One of the most important historic sites in the United States has been put on a list of endangered places. Preservation groups warn that Jamestown, Virginia, may not survive another generation because of climate change.
On May 13, 1607, 104 men and boys with the Virginia Company of London choose a small piece of land on the northeast bank of what is now the James River near the mouth of the Chesapeake Bay as the spot for a permanent settlement.
The colonists picked the site because it was surrounded by water on three sides, affording them some safety. However, 400 years later, that water is what’s destroying it. And because of rising water, the back end of that piece of land is now underwater, making Jamestown an island.
It’s “urgently threatened by a changing climate,” said Katherine Malone-France, chief preservation officer at National Trust for Historic Preservation.
Each year the National Trust for Historic Preservation picks 11 American historic sites that need saving the most. Some are threatened by disrepair and neglect, vandalism, or in the case of Jamestown, sea-level rise, storms, and recurrent flooding.
The 2022 list of America’s 11 Most Endangered Historic Places, describes Jamestown as: “The original site of the first permanent English settlement in North America and the first capital of the Virginia colony … represents the meshing of cultures in North America, from 12,000 years of indigenous history to the arrival of English settlers and the forced migration of enslaved people from Africa.”
Since 1994, close to 85 percent of the 17th-century fort at Jamestown has been uncovered, revealing evidence of buildings, and more than 3 million artifacts. The Jamestown Rediscovery Foundation manages operations and the public archaeology program.
In 2013 they found evidence of cannibalism during the brutal winter of 1609-10, known as the Starving Time. And in 2015 they discovered the skeletal remains of the first settlers.
The tides of the James River are becoming higher and more damaging to the archaeological sites, the water table is rising, and storms are more frequent and severe, causing dangerous floods.
“There are multiple challenges and they’re all related to climate change,” says James Horn, president of the Jamestown Rediscovery Foundation, reports the BBC. “Essentially, we can’t get rid of the water.”

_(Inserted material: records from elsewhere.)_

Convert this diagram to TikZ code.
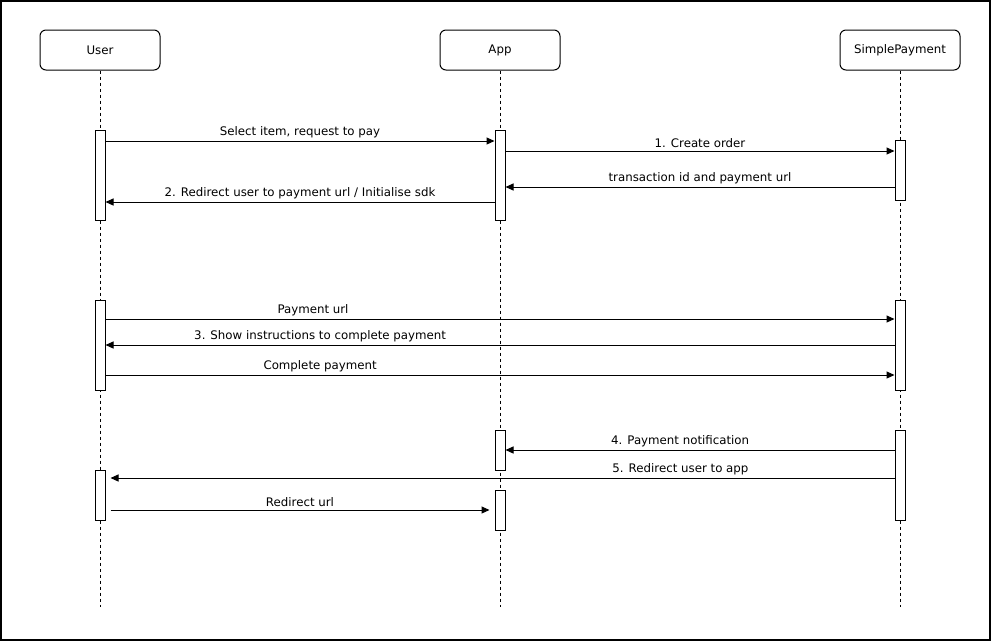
\documentclass[tikz,border=0pt]{standalone}
\usepackage{fontspec}
\setmainfont{DejaVu Sans}
\usetikzlibrary{arrows.meta,positioning}

\tikzset{
  head/.style={draw, fill=white, rounded corners=6pt, line width=1pt,
               minimum width=120pt, minimum height=40pt, font=\fontsize{11.8}{14}\selectfont},
  life/.style={line width=1pt, dash pattern=on 3pt off 3pt},
  act/.style={draw, fill=white, line width=1pt, minimum width=10pt, inner sep=0pt},
  msg/.style={line width=1pt, -{Triangle[length=8pt,width=7pt]}},
  lbl/.style={above, font=\fontsize{11.8}{14}\selectfont, inner sep=2.5pt},
}

\begin{document}
\begin{tikzpicture}[x=1pt, y=-1pt]

\useasboundingbox (0,0) rectangle (991,641);
\draw[line width=2pt, fill=white] (1,1) rectangle (990,640);

% Participants
\node[head] (user) at (100,50) {User};
\node[head] (app) at (500,50) {App};
\node[head] (pay) at (900,50) {SimplePayment};

% Lifelines
\coordinate (userend) at (100,607);
\coordinate (append) at (500,607);
\coordinate (payend) at (900,607);
\draw[life] (user) -- (userend);
\draw[life] (app) -- (append);
\draw[life] (pay) -- (payend);

% Activations, first block
\node[act, minimum height=90pt] (u1) at (100,175) {};
\node[act, minimum height=90pt] (a1) at (500,175) {};
\node[act, minimum height=60pt] (p1) at (900,170) {};

% Activations, second block
\node[act, minimum height=90pt] (u2) at (100,345) {};
\node[act, minimum height=90pt] (p2) at (900,345) {};

% Activations, third block
\node[act, minimum height=40pt] (a2) at (500,450) {};
\node[act, minimum height=90pt] (p3) at (900,475) {};
\node[act, minimum height=50pt] (u3) at (100,495) {};
\node[act, minimum height=40pt] (a3) at (500,510) {};

% Messages
\draw[msg] (u1.east |- 0,141) -- node[lbl] {Select item, request to pay} (a1.west |- 0,141);
\draw[msg] (a1.east |- 0,151) -- node[lbl] {1. Create order} (p1.west |- 0,151);
\draw[msg] (p1.west |- 0,187) -- node[lbl] {transaction id and payment url} (a1.east |- 0,187);
\draw[msg] (a1.west |- 0,202) -- node[lbl] {2. Redirect user to payment url / Initialise sdk} (u1.east |- 0,202);

\draw[msg] (u2.east |- 0,319) -- node[lbl, pos=0.263] {Payment url} (p2.west |- 0,319);
\draw[msg] (p2.west |- 0,345) -- node[lbl, pos=0.728] {3. Show instructions to complete payment} (u2.east |- 0,345);
\draw[msg] (u2.east |- 0,375) -- node[lbl, pos=0.272] {Complete payment} (p2.west |- 0,375);

\draw[msg] (p3.west |- 0,450) -- node[lbl, pos=0.551] {4. Payment notification} (a2.east |- 0,450);
\draw[msg] (p3.west |- 0,478) -- node[lbl, pos=0.273] {5. Redirect user to app} ([xshift=5pt]u3.east |- 0,478);
\draw[msg] ([xshift=5pt]u3.east |- 0,510) -- node[lbl] {Redirect url} ([xshift=-5pt]a3.west |- 0,510);

\end{tikzpicture}
\end{document}
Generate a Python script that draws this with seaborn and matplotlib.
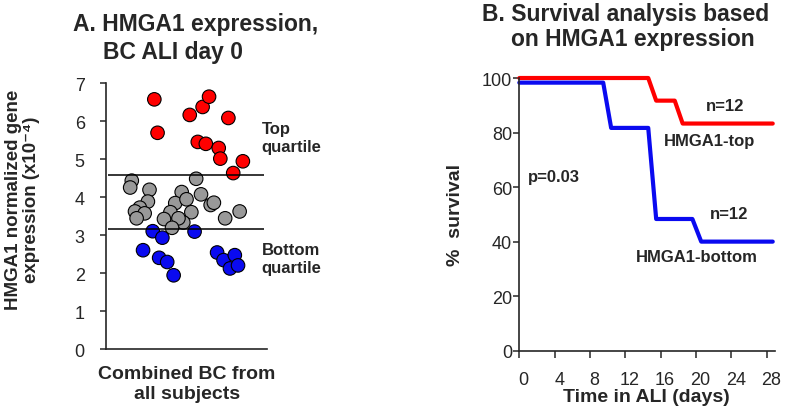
import matplotlib
matplotlib.use("Agg")
import matplotlib.pyplot as plt
import matplotlib.transforms as mtransforms
import numpy as np
import pandas as pd
import seaborn as sns

# panel A: HMGA1 expression per cell sample (x = horizontal scatter position, 0-1)
top_x = [0.30, 0.32, 0.52, 0.60, 0.64, 0.76, 0.57, 0.62, 0.70, 0.71, 0.85, 0.79]
top_y = [6.57, 5.69, 6.16, 6.37, 6.64, 6.08, 5.45, 5.40, 5.29, 5.01, 4.94, 4.63]
mid_x = [0.16, 0.15, 0.27, 0.56, 0.47, 0.59, 0.26, 0.43, 0.50, 0.65, 0.67, 0.21,
         0.18, 0.24, 0.19, 0.53, 0.40, 0.36, 0.48, 0.45, 0.41, 0.74, 0.83]
mid_y = [4.43, 4.25, 4.19, 4.48, 4.13, 4.07, 3.88, 3.84, 3.94, 3.79, 3.85, 3.72,
         3.62, 3.57, 3.44, 3.60, 3.60, 3.42, 3.33, 3.44, 3.19, 3.44, 3.62]
bot_x = [0.29, 0.35, 0.55, 0.23, 0.33, 0.38, 0.42, 0.69, 0.73, 0.80, 0.77, 0.82]
bot_y = [3.10, 2.93, 3.09, 2.60, 2.40, 2.29, 1.94, 2.54, 2.34, 2.47, 2.12, 2.20]
quartile_cuts = [4.58, 3.15]

# panel B: survival curves
top_days = [0, 14.6, 15.5, 17.6, 18.5, 28.7]
top_surv = [100, 100, 91.7, 91.7, 83.3, 83.3]
bot_days = [0, 9.5, 10.4, 14.6, 15.5, 19.6, 20.6, 28.7]
bot_surv = [98.3, 98.3, 81.7, 81.7, 48.3, 48.3, 40, 40]

sns.set_style("ticks")
plt.rcParams['font.family'] = ['Liberation Sans', 'DejaVu Sans']
plt.rcParams['axes.linewidth'] = 1.2

fig = plt.figure(figsize=(7.86, 4.10), dpi=100)

# ---- A ----
axA = fig.add_axes([0.1349, 0.1463, 0.2048, 0.6488])
dfA = pd.DataFrame({
    'x': bot_x + mid_x + top_x,
    'y': bot_y + mid_y + top_y,
    'group': ['bottom'] * len(bot_x) + ['middle'] * len(mid_x) + ['top'] * len(top_x),
})
sns.scatterplot(data=dfA, x='x', y='y', hue='group',
                palette={'bottom': '#0a0af0', 'middle': '#999999', 'top': '#ff0000'},
                s=95, edgecolor='black', linewidth=0.8, legend=False,
                clip_on=False, ax=axA)
axA.hlines(quartile_cuts, 0.01, 0.98, color='black', lw=1.1)
axA.set_xlim(0, 1)
axA.set_ylim(0, 7)
axA.set_xticks([])
axA.set_yticks(range(8))
axA.set_xlabel('')
axA.set_ylabel('')
axA.tick_params(axis='y', direction='out', length=4.3, width=1.1, pad=11, labelsize=13)
sns.despine(ax=axA)
axA.text(0.967, 5.56, 'Top\nquartile', fontsize=12, fontweight='bold',
         ha='left', va='center', linespacing=1.25)
axA.text(0.967, 2.38, 'Bottom\nquartile', fontsize=12, fontweight='bold',
         ha='left', va='center', linespacing=1.25)

fig.text(0.0925, 0.9244, 'A. HMGA1 expression,', fontsize=16.5, fontweight='bold',
         ha='left', va='baseline')
fig.text(0.1307, 0.8553, 'BC ALI day 0', fontsize=16.5, fontweight='bold',
         ha='left', va='baseline')
fig.text(0.0289, 0.5122, 'HMGA1 normalized gene\nexpression (x10\u207b\u2074)',
         fontsize=13.5, fontweight='bold', rotation=90, ha='center', va='center',
         multialignment='center', linespacing=1.05)
fig.text(0.2375, 0.0627, 'Combined BC from\nall subjects', fontsize=14,
         fontweight='bold', ha='center', va='center', multialignment='center')

# ---- B ----
axB = fig.add_axes([0.6607, 0.1422, 0.3258, 0.6651])
dfB = pd.DataFrame({
    'day': top_days + bot_days,
    'surv': top_surv + bot_surv,
    'group': ['HMGA1-top'] * len(top_days) + ['HMGA1-bottom'] * len(bot_days),
})
sns.lineplot(data=dfB, x='day', y='surv', hue='group', sort=False, estimator=None,
             palette={'HMGA1-top': '#ff0000', 'HMGA1-bottom': '#0a0af0'},
             lw=3, legend=False, ax=axB)
for line in axB.lines:
    line.set_clip_on(False)
axB.set_xlim(0, 29)
axB.set_ylim(0, 100)
axB.set_xticks(range(0, 29, 4))
axB.set_yticks(range(0, 101, 20))
axB.set_xlabel('')
axB.set_ylabel('')
axB.tick_params(axis='x', direction='out', length=4.8, width=1.1, pad=9.5, labelsize=13)
axB.tick_params(axis='y', direction='out', length=4.3, width=1.1, pad=1, labelsize=13)
for lbl in axB.get_xticklabels():
    lbl.set_transform(lbl.get_transform() +
                      mtransforms.ScaledTranslation(0.045, 0, fig.dpi_scale_trans))
sns.despine(ax=axB)

axB.text(23.3, 89.9, 'n=12', fontsize=12, fontweight='bold', ha='center', va='center')
axB.text(21.6, 77, 'HMGA1-top', fontsize=12, fontweight='bold', ha='center', va='center')
axB.text(1.0, 63.9, 'p=0.03', fontsize=12, fontweight='bold', ha='left', va='center')
axB.text(23.7, 50.2, 'n=12', fontsize=12, fontweight='bold', ha='center', va='center')
axB.text(20.1, 34.6, 'HMGA1-bottom', fontsize=12, fontweight='bold', ha='center', va='center')

fig.text(0.6128, 0.9488, 'B. Survival analysis based', fontsize=16.5,
         fontweight='bold', ha='left', va='baseline')
fig.text(0.6501, 0.889, 'on HMGA1 expression', fontsize=16.5,
         fontweight='bold', ha='left', va='baseline')
fig.text(0.5789, 0.4756, '%  survival', fontsize=14, fontweight='bold',
         rotation=90, ha='center', va='center')
fig.text(0.8228, 0.0203, 'Time in ALI (days)', fontsize=14, fontweight='bold',
         ha='center', va='baseline')

fig.savefig('out.png', dpi=100)
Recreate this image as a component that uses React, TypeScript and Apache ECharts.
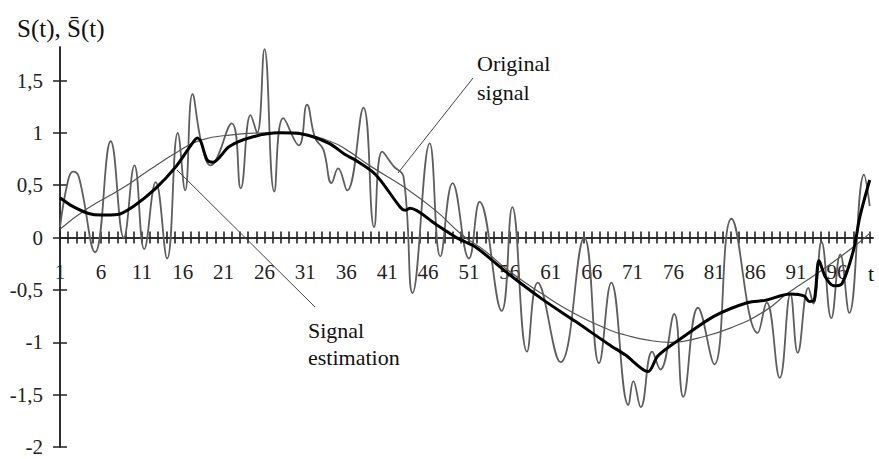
import { useEffect, useRef } from 'react';
import * as echarts from 'echarts';

// Noisy observed signal (t, value)
const noisySignal: [number, number][] = [
  [1, 0.1], [2, 0.55], [2.6, 0.63], [3.3, 0.58], [5.3, -0.14], [7.2, 0.92], [8.8, 0.0],
  [10.1, 0.69], [11.3, -0.11], [12.7, 0.53], [14.1, -0.2], [15.4, 1.0], [16.3, 0.45],
  [17.2, 1.37], [18.3, 0.9], [19.4, 0.69], [22, 1.09], [23.1, 0.47], [24.3, 1.17],
  [25.1, 1.0], [26, 1.8], [27.2, 0.44], [28.3, 1.14], [30.2, 0.88], [31.2, 1.27],
  [32.2, 0.95], [33.2, 0.84], [34.2, 0.52], [35, 0.66], [36.1, 0.45], [38.1, 1.24],
  [39.4, 0.1], [40.4, 0.82], [41.8, 0.68], [43, 0.58], [44.1, -0.53], [46.2, 0.9],
  [47.5, -0.18], [49, 0.52], [51, -0.2], [52.3, 0.34], [55, -0.7], [56.3, 0.29],
  [58.1, -1.09], [59.4, -0.43], [62.2, -1.19], [65.1, 0.0], [66.9, -1.2], [68.4, -0.43],
  [70.5, -1.6], [71.1, -1.37], [72, -1.62], [73.4, -1.09], [74.4, -1.26], [76.1, -0.73],
  [77.2, -1.52], [79, -0.67], [81, -1.21], [83.1, 0.18], [86.3, -0.91], [87.4, -0.62],
  [89, -1.34], [90.3, -0.54], [91.2, -1.1], [92.5, -0.48], [93.1, -0.63], [94.1, -0.04],
  [95.3, -0.77], [96.4, -0.16], [97.5, -0.72], [99.3, 0.6], [100, 0.3],
];

// Original (clean) signal
const originalSignal: [number, number][] = [
  [1, 0.08], [4.4, 0.28], [8.6, 0.47], [12, 0.65], [15.4, 0.82], [18.2, 0.93], [22, 0.98],
  [27, 1.0], [31, 0.98], [34, 0.92], [36, 0.84], [39, 0.68], [43.3, 0.47], [46.9, 0.26],
  [50.1, 0.03], [53, -0.13], [55.9, -0.32], [60, -0.54], [64, -0.73], [68.1, -0.88],
  [70.1, -0.93], [72.9, -0.98], [75.8, -1.0], [79, -0.96], [83.1, -0.86], [87.2, -0.7],
  [90, -0.53], [94, -0.32], [98, -0.09], [100, 0.04],
];

// Signal estimation (thick curve)
const signalEstimation: [number, number][] = [
  [1, 0.38], [2.5, 0.3], [4.5, 0.23], [6, 0.215], [8, 0.22], [10, 0.3], [12.7, 0.47],
  [15.2, 0.68], [17, 0.88], [17.8, 0.95], [18.2, 0.92], [19, 0.74], [19.7, 0.72],
  [21.7, 0.87], [24.5, 0.96], [27.8, 1.0], [30.6, 0.99], [33.9, 0.9], [35.9, 0.79],
  [37.1, 0.74], [39.6, 0.6], [42.6, 0.29], [43.2, 0.26], [43.8, 0.28], [46.9, 0.13],
  [49.7, -0.01], [51.8, -0.09], [55.9, -0.35], [60, -0.59], [64, -0.8], [68.1, -1.02],
  [70.1, -1.12], [72.9, -1.28], [74.1, -1.13], [77, -0.96], [81, -0.75], [85.1, -0.62],
  [87.2, -0.6], [90.3, -0.54], [92, -0.56], [92.6, -0.61], [93.2, -0.6], [93.8, -0.22],
  [94.6, -0.38], [95.6, -0.46], [96.6, -0.44], [98, -0.125], [98.8, 0.2], [100, 0.55],
];

const yTickValues = [-2, -1.5, -1, -0.5, 0, 0.5, 1, 1.5];
const xLabelValues = [1, 6, 11, 16, 21, 26, 31, 36, 41, 46, 51, 56, 61, 66, 71, 76, 81, 86, 91, 96];
const xTickValues = Array.from({ length: 100 }, (_, i) => i + 1);

const FONT = 'Liberation Serif, Times New Roman, DejaVu Serif, serif';
const AXIS_COLOR = '#222';

const Y_MIN = -2;
const Y_MAX = 1.82;
const GRID_TOP = 47;
const GRID_BOTTOM = 12;
const GRID_H = 459 - GRID_TOP - GRID_BOTTOM;
// move the x axis up from the grid bottom to the zero line
const X_AXIS_OFFSET = -(GRID_H * (0 - Y_MIN)) / (Y_MAX - Y_MIN);

export default function App() {
  const ref = useRef<HTMLDivElement>(null);

  useEffect(() => {
    document.body.style.margin = '0';
    const chart = echarts.init(ref.current!, null, { renderer: 'svg' });

    const xBase = {
      type: 'value' as const,
      min: 1,
      max: 100.4,
      position: 'bottom' as const,
      offset: X_AXIS_OFFSET,
      splitLine: { show: false },
      axisLine: { onZero: false, lineStyle: { color: AXIS_COLOR, width: 1.5 } },
    };
    const yBase = {
      type: 'value' as const,
      min: Y_MIN,
      max: Y_MAX,
      position: 'left' as const,
      splitLine: { show: false },
      axisLine: { show: true, onZero: false, lineStyle: { color: AXIS_COLOR, width: 1.5 } },
    };

    chart.setOption({
      animation: false,
      backgroundColor: '#fff',
      textStyle: { fontFamily: FONT },
      grid: {
        left: 60,
        right: 6,
        top: GRID_TOP,
        bottom: GRID_BOTTOM,
        containLabel: false,
        outerBoundsMode: 'none',
      },
      xAxis: [
        {
          ...xBase,
          axisTick: { show: true, customValues: xTickValues, inside: true, length: 6, lineStyle: { color: AXIS_COLOR, width: 1.6 } },
          axisLabel: {
            customValues: xLabelValues,
            margin: 24,
            color: AXIS_COLOR,
            fontFamily: FONT,
            fontSize: 21,
          },
        },
        {
          ...xBase,
          axisTick: { show: true, customValues: xTickValues, inside: false, length: 6, lineStyle: { color: AXIS_COLOR, width: 1.6 } },
          axisLabel: { show: false },
        },
      ],
      yAxis: [
        {
          ...yBase,
          axisTick: { show: true, customValues: yTickValues, inside: true, length: 7, lineStyle: { color: AXIS_COLOR, width: 1.5 } },
          axisLabel: {
            customValues: yTickValues,
            margin: 17,
            color: AXIS_COLOR,
            fontFamily: FONT,
            fontSize: 21,
            formatter: (v: number) => String(v).replace('.', ','),
          },
        },
        {
          ...yBase,
          axisTick: { show: true, customValues: yTickValues, inside: false, length: 7, lineStyle: { color: AXIS_COLOR, width: 1.5 } },
          axisLabel: { show: false },
        },
      ],
      series: [
        {
          name: 'Noisy signal',
          type: 'line',
          data: noisySignal,
          smooth: 0.45,
          symbol: 'none',
          lineStyle: { color: '#5e5e5e', width: 1.8 },
          z: 2,
        },
        {
          name: 'Original signal',
          type: 'line',
          data: originalSignal,
          smooth: 0.5,
          symbol: 'none',
          lineStyle: { color: '#555', width: 1.2 },
          z: 3,
        },
        {
          name: 'Signal estimation',
          type: 'line',
          data: signalEstimation,
          smooth: 0.3,
          symbol: 'none',
          lineStyle: { color: '#000', width: 3 },
          z: 4,
        },
      ],
      graphic: [
        {
          type: 'text',
          x: 17,
          y: 28,
          style: { text: 'S(t), S\u0304(t)', fontFamily: FONT, fontSize: 25, fill: '#111', verticalAlign: 'middle' },
        },
        {
          type: 'text',
          x: 477,
          y: 63,
          style: { text: 'Original', fontFamily: FONT, fontSize: 22, fill: '#111', verticalAlign: 'middle' },
        },
        {
          type: 'text',
          x: 477,
          y: 92,
          style: { text: 'signal', fontFamily: FONT, fontSize: 22, fill: '#111', verticalAlign: 'middle' },
        },
        {
          type: 'line',
          shape: { x1: 473, y1: 78, x2: 398, y2: 173 },
          style: { stroke: '#444', lineWidth: 1 },
          z: 10,
        },
        {
          type: 'text',
          x: 308,
          y: 330,
          style: { text: 'Signal', fontFamily: FONT, fontSize: 22, fill: '#111', verticalAlign: 'middle' },
        },
        {
          type: 'text',
          x: 308,
          y: 357,
          style: { text: 'estimation', fontFamily: FONT, fontSize: 22, fill: '#111', verticalAlign: 'middle' },
        },
        {
          type: 'line',
          shape: { x1: 177, y1: 170, x2: 315, y2: 307 },
          style: { stroke: '#444', lineWidth: 1 },
          z: 10,
        },
        {
          type: 'text',
          x: 868,
          y: 273,
          style: { text: 't', fontFamily: FONT, fontSize: 22, fill: '#111', verticalAlign: 'middle' },
        },
      ],
    });

    return () => chart.dispose();
  }, []);

  return <div ref={ref} style={{ width: 879, height: 459 }} />;
}
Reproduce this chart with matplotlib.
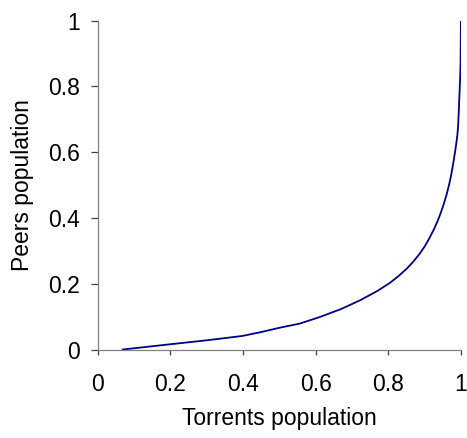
import numpy as np
import matplotlib.pyplot as plt

plt.rcParams['font.family'] = ['Liberation Sans', 'DejaVu Sans']

# cumulative share of torrents vs. cumulative share of peers
torrents = [0.069, 0.20, 0.30, 0.397, 0.45, 0.50, 0.557, 0.612, 0.67, 0.723, 0.77,
            0.805, 0.83, 0.85, 0.868, 0.885, 0.90, 0.912, 0.925, 0.936, 0.945,
            0.953, 0.961, 0.967, 0.972, 0.976, 0.980, 0.984, 0.987, 0.990,
            0.992, 0.994, 0.996, 0.998, 0.999, 1.0]
peers = [0.0, 0.016, 0.028, 0.041, 0.053, 0.066, 0.079, 0.099, 0.123, 0.150, 0.178,
         0.203, 0.225, 0.245, 0.266, 0.289, 0.313, 0.336, 0.364, 0.391, 0.417,
         0.443, 0.473, 0.499, 0.524, 0.548, 0.574, 0.602, 0.625, 0.650,
         0.675, 0.722, 0.776, 0.83, 0.87, 1.0]

ticks = [0, 0.2, 0.4, 0.6, 0.8, 1]
tick_labels = ['0', '0.2', '0.4', '0.6', '0.8', '1']

fig = plt.figure(figsize=(4.67, 4.38), dpi=100)
ax = fig.add_axes([0.209, 0.202, 0.778, 0.751])

ax.plot(torrents, peers, c='#000080', lw=1.3)

ax.set_xlim(0, 1)
ax.set_ylim(0, 1)
ax.set_xticks(ticks)
ax.set_xticklabels(tick_labels)
ax.set_yticks(ticks)
ax.set_yticklabels(tick_labels)

for side in ['top', 'right']:
    ax.spines[side].set_visible(False)
for side in ['left', 'bottom']:
    ax.spines[side].set_color('#808080')
    ax.spines[side].set_linewidth(0.9)

ax.tick_params(axis='x', direction='out', length=3.6, width=0.9, color='#404040',
               pad=13, labelsize=16.5)
ax.tick_params(axis='y', direction='out', length=5, width=0.9, color='#404040',
               pad=8, labelsize=16.5)

ax.set_xlabel('Torrents population', fontsize=16.5, labelpad=8)
ax.set_ylabel('Peers population', fontsize=16.5, labelpad=10)

fig.savefig('out.png', dpi=100)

The Jamestown Rediscovery Foundation is working on some engineering solutions to help Jamestown adapt to immediate threats from sea level rise and extreme weather events. The National Trust says the organization “needs partners and funding to implement additional climate change mitigation plans.”
The group plans to elevate the buildings and roads, repair the seawall and install flood berms — but this might not be enough.
Evidence of the threat to Jamestown Island is already seen in 3-foot floods that occur about 5-6 times a year just west of James Fort and at the southwest portion of Jamestown, where a branch of the Pitch and Tar Swamp is encroaching on the Jamestown Rediscovery Center on three sides.
“We are preparing to make decisions about what we may not be able to save,” Malone-France said. Sadly, it’s not just Jamestown. “We will see impacts of climate change on our historical resources all across this country,” said Malone-France.
Other endangered sites on the list include Camp Naco in Arizona, home to the Black Buffalo soldiers who served in the segregated U.S. Army after the Civil War; the Brown Chapel AME Church in Selma, Alabama, a sanctuary for civil rights marchers in 1965 (extensive termite damage forced it to close); and the Minidoka World War II Internment Camps, where Japanese Americans were locked up.
As for Jamestown? Preservationists estimate they have about five years before it could be too late to save it all.